Now we could again “pretend” that we have solved the equation for the ellipse for $y=f(x)$ near $(x_0,y_0)\text{,}$ but let's not do that. Instead (as we did just before this example) just remember that when we differentiate $y$ is really a function of $x\text{.}$ So starting from
\begin{align*} 3x^2 + 5y^2 &=7 &\text{differentiating gives}\\ 6x + 5\cdot 2y \cdot y' &= 0 \end{align*}
We can then solve this for $y'\text{:}$
\begin{align*} y' &= -\frac{3x}{5y} \end{align*}
where $y'$ and $y$ are both functions of $x\text{.}$
Hence at the point $(x_0,y_0)$ we have
\begin{align*} \left. y' \right|_{(x_0,y_0)} &= -\frac{3x_0}{5y_0} \end{align*}
This is the slope of the tangent line at $(x_0,y_0)$ and so its equation is
\begin{align*} y &=y_0+y' \cdot (x-x_0)\\ &= y_0 -\frac{3x_0}{5y_0}(x-x_0)\\ \end{align*}

We can simplify this by multiplying through by $5y_0$ to get
\begin{align*} 5y_0 y &= 5y_0^2-3x_0x +3x_0^2\\ \end{align*}
We can clean this up more by moving all the terms that contain $x$ or $y$ to the left-hand side and everything else to the right:
\begin{align*} 3x_0x+5y_0y &=3x_0^2+5y_0^2\\ \end{align*}
But there is one more thing we can do, our original equation is $3x^2+5y^2=7$ for all points on the curve, so we know that $3x_0^2+5y_0^2=7\text{.}$ This cleans up the right-hand side.
\begin{align*} 3x_0x+5y_0y &=7 \end{align*}
In deriving this formula for the tangent line at $(x_0,y_0)$ we have assumed that $y_0\ne 0\text{.}$ But in fact the final answer happens to also work when $y_0=0$ (which means $x_0=\pm\sqrt{\frac{7}{3} }$), so that the tangent line is $x=x_0\text{.}$

We can also check that our answer for general $(x_0,y_0)$ reduces to our answer for $x_0=1\text{.}$

When $x_0=1$ we worked out that $y_0=2/\sqrt{5}\text{.}$
Plugging this into our answer above gives
\begin{align*} 3x_0x+5y_0y &=7 &\text{sub in $(x_0,y_0)=(1,2/\sqrt{5})$}:\\ 3 x + 5 \frac{2}{\sqrt{5}} y &= 7 & \text{clean up a little}\\ 3x + 2\sqrt{5} y &=7 \end{align*}
as required.

Example 2.11.3 A more involved example.

At which points does the curve $x^2-xy+y^2=3$ cross the $x$–axis? Are the tangent lines to the curve at those points parallel?
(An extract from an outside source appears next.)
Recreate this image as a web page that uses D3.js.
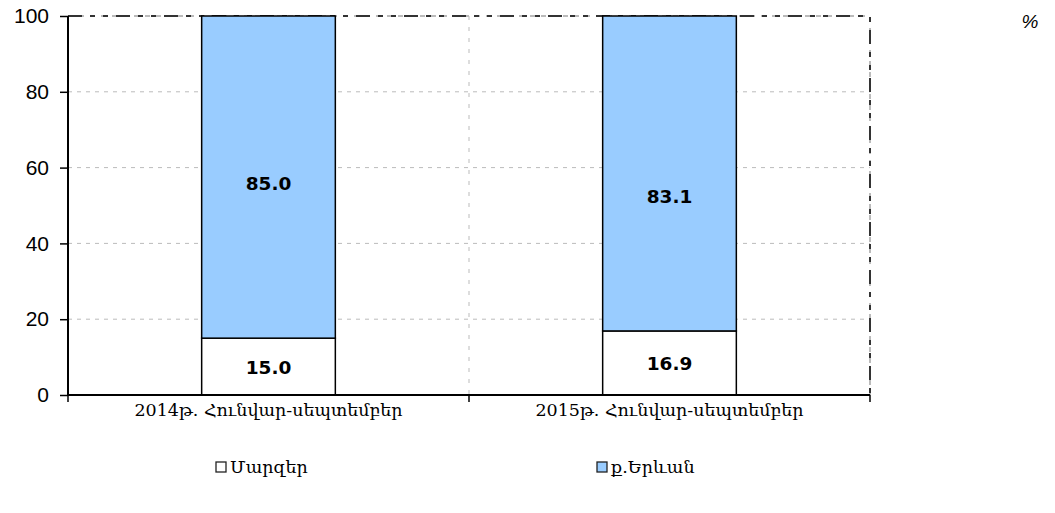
<!DOCTYPE html>
<html>
<head>
<meta charset="utf-8">
<script src="https://cdn.jsdelivr.net/npm/d3@7"></script>
<style>
  body { margin: 0; background: #fff; }
  svg { display: block; }
</style>
</head>
<body>
<svg id="chart" width="1055" height="513"></svg>
<script>
// data
const categories = ['2014թ. Հունվար-սեպտեմբեր', '2015թ. Հունվար-սեպտեմբեր']
const marzer = [15.0, 16.9]
const yerevan = [85.0, 83.1]
const seriesNames = ['Մարզեր', 'ք.Երևան']
const seriesColors = ['#ffffff', '#99ccff']
const yTicks = [0, 20, 40, 60, 80, 100]

const margin = {left: 68, right: 185, top: 16, bottom: 118}
const width = 1055 - margin.left - margin.right
const height = 513 - margin.top - margin.bottom
// label nudges (px) for upper segment labels, as placed in the original
const upperNudge = [6, 23]

const svg = d3.select('#chart')
const g = svg.append('g').attr('transform', `translate(${margin.left},${margin.top})`)

const x = d3.scaleBand().domain(categories).range([0, width]).paddingInner(0).paddingOuter(0)
const y = d3.scaleLinear().domain([0, 100]).range([height, 0])

// horizontal gridlines
g.append('g').selectAll('line').data(yTicks.filter(d => d > 0 && d < 100)).enter().append('line')
    .attr('x1', 0).attr('x2', width)
    .attr('y1', d => y(d)).attr('y2', d => y(d))
    .attr('stroke', '#bbb').attr('stroke-dasharray', '4,5')

// vertical gridline between categories
g.append('line')
    .attr('x1', x(categories[1])).attr('x2', x(categories[1]))
    .attr('y1', 0).attr('y2', height)
    .attr('stroke', '#bbb').attr('stroke-dasharray', '4,7')

// top and right border (dash-dot)
const border = g.append('g')
border.append('path').attr('d', `M0,0H${width}V${height}`).attr('fill', 'none')
    .attr('stroke', '#bbb').attr('stroke-width', 2).attr('stroke-dasharray', '5,6')
border.append('path').attr('d', `M0,0H${width}V${height}`).attr('fill', 'none')
    .attr('stroke', '#333').attr('stroke-width', 2).attr('stroke-dasharray', '14,8,5,8,5,8')

// stacked bars
const stack = categories.map((c, i) => [
  {cat: c, i: i, y0: 0, y1: marzer[i], v: marzer[i], s: 0},
  {cat: c, i: i, y0: marzer[i], y1: marzer[i] + yerevan[i], v: yerevan[i], s: 1}
]).flat()

const bw = x.bandwidth() / 3
g.append('g').selectAll('rect').data(stack).enter().append('rect')
    .attr('x', d => x(d.cat) + (x.bandwidth() - bw) / 2)
    .attr('width', bw)
    .attr('y', d => y(d.y1))
    .attr('height', d => y(d.y0) - y(d.y1))
    .attr('fill', d => seriesColors[d.s])
    .attr('stroke', '#000').attr('stroke-width', 1.5)

g.append('g').selectAll('text').data(stack).enter().append('text')
    .attr('x', d => x(d.cat) + x.bandwidth() / 2)
    .attr('y', d => (y(d.y0) + y(d.y1)) / 2 + 7 + (d.s === 1 ? upperNudge[d.i] : 0))
    .attr('text-anchor', 'middle')
    .attr('font-family', 'DejaVu Sans')
    .attr('font-weight', 'bold')
    .attr('font-size', 18.5)
    .text(d => d.v.toFixed(1))

// y axis
const yAxis = g.append('g')
    .call(d3.axisLeft(y).tickValues(yTicks).tickSize(8).tickPadding(11))
yAxis.select('.domain').attr('stroke', '#000').attr('stroke-width', 2).attr('d', `M0,${height}V0`)
yAxis.selectAll('.tick line').attr('stroke', '#000').attr('stroke-width', 1.5)
yAxis.selectAll('text').attr('font-family', 'Liberation Sans, Arial').attr('font-size', 21).attr('fill', '#000')

// x axis
const xAxis = g.append('g').attr('transform', `translate(0,${height})`)
    .call(d3.axisBottom(x).tickSize(0).tickPadding(9))
xAxis.select('.domain').attr('stroke', '#000').attr('stroke-width', 2).attr('d', `M0,0H${width}`)
xAxis.selectAll('text').attr('font-family', 'DejaVu Serif').attr('font-size', 17.5).attr('fill', '#000')
xAxis.append('g').selectAll('line').data([0, x(categories[1]), width]).enter().append('line')
    .attr('x1', d => d).attr('x2', d => d).attr('y1', 0).attr('y2', 7)
    .attr('stroke', '#000').attr('stroke-width', 1.5)

// unit label
svg.append('text').attr('x', 1030).attr('y', 28)
    .attr('text-anchor', 'middle')
    .attr('font-family', 'Liberation Sans, Arial').attr('font-style', 'italic').attr('font-size', 19)
    .text('%')

// legend
const legendX = [216, 597]
const legend = svg.append('g').selectAll('g').data(seriesNames).enter().append('g')
    .attr('transform', (d, i) => `translate(${legendX[i]},462)`)
legend.append('rect').attr('width', 10).attr('height', 10)
    .attr('fill', (d, i) => seriesColors[i]).attr('stroke', '#222').attr('stroke-width', 1.3)
legend.append('text').attr('x', 14).attr('y', 11)
    .attr('font-family', 'DejaVu Serif').attr('font-size', 17.5)
    .text(d => d)
</script>
</body>
</html>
This is a 2 part question — first the $x$-intercepts and then we need to examine tangent lines.

Finding where the curve crosses the $x$-axis is straight forward. It does so when $y=0\text{.}$ This means $x$ satisfies
\begin{align*} x^2-x\cdot 0+0^2&=3 & \text{ so $x = \pm\sqrt{3}$}. \end{align*}
So the curve crosses the $x$–axis at two points $\big(\pm\sqrt{3}\,,\,0\big)\text{.}$
Now we need to find the tangent lines at those points. But we don't actually need the lines, just their slopes. Again we can pretend that near one of those points the curve is $y=f(x)\text{.}$ Applying $\dfrac{d}{dx}$ to both sides of $x^2-xf(x)+f(x)^2=3$ gives
\begin{align*} 2x-f(x)-xf'(x)+2f(x)f'(x)&=0 \end{align*}
etc etc.
But let us stop “pretending”. Just make sure we remember that $y$ is a function of $x$ when we differentiate:
\begin{align*} x^2-xy+y^2 &= 3 & \text{start with the curve, and differentiate}\\ 2x - xy' -y + 2yy' &=0 & \end{align*}
Now substitute in the first point, $x=+\sqrt{3}, y=0\text{:}$
\begin{align*} 2\sqrt{3} - \sqrt{3}y' + 0 &=0\\ y' &= 2 \end{align*}
And now do the second point $x=-\sqrt{3}, y=0\text{:}$
\begin{align*} -2\sqrt{3} + \sqrt{3}y' + 0 &=0\\ y' &= 2 \end{align*}
Thus the slope is the same at $x=\sqrt{3}$ and $x=-\sqrt{3}$ and the tangent lines are parallel.

Okay — let's get away from curves and do something a little different.

Example 2.11.4 A rough game of baseball.

You are standing at the origin. At time zero a pitcher throws a ball at your head ².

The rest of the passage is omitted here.